La vicenda viene analizzata dalla Corte di Cassazione, sez. Lavoro, con la sentenza n. 8236 depositata il 26 aprile 2016.
Il lavoratore «durante l’orario di lavoro», ha «eseguito attività per conto proprio, fuori della postazione di lavoro, senza alcun permesso e utilizzando attrezzature» aziendali su cui «non era stato preventivamente addestrato».
Al lavoratore viene riconosciuto il «diritto a percepire l’indennità sostitutiva del preavviso». Ma niente di fatto per quanto riguarda la bontà del licenziamento.
Ad avviso della Corte d’Appello, non si può parlare di «licenziamento per giusta causa» – come stabilito in primo grado –, bensì di «licenziamento per giustificato motivo soggettivo».
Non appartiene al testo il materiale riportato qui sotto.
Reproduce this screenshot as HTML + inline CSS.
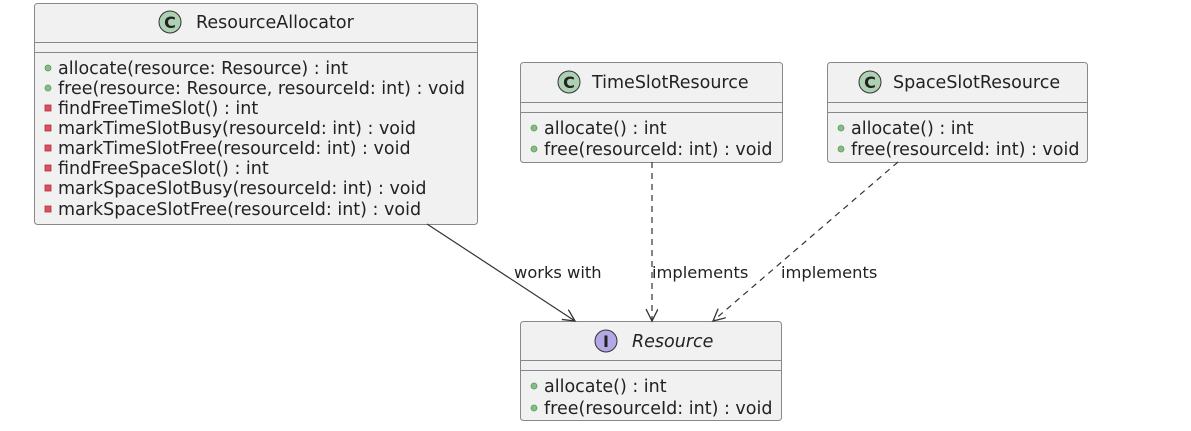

Secondo gli Ermellini, la «condotta» attribuita dall’azienda al dipendente non è catalogabile come «forma di insubordinazione».
Inoltre, la presunta «gravità» dell’episodio è stata poggiata, continua la Suprema Corte, su «rilievi di portata generale, disgiunti da una pur necessaria analisi del caso concreto». Più precisamente, si è omesso di prendere in considerazione «la durata del contestato abbandono del posto di lavoro, i tempi e le modalità dell’operazione in corso, la natura della macchina e di ogni attrezzatura impiegata per scopi personali, la conseguente ed effettiva necessità di uno specifico addestramento su di essa» e «l’entità del rischio collegato ad un uso non appropriato» del mezzo aziendale.
Per questi motivi, è stata rimessa in discussione la «gravità» della violazione compiuta dal lavoratore. Su tale questione dovrà ora pronunciarsi di nuovo la Corte d’appello.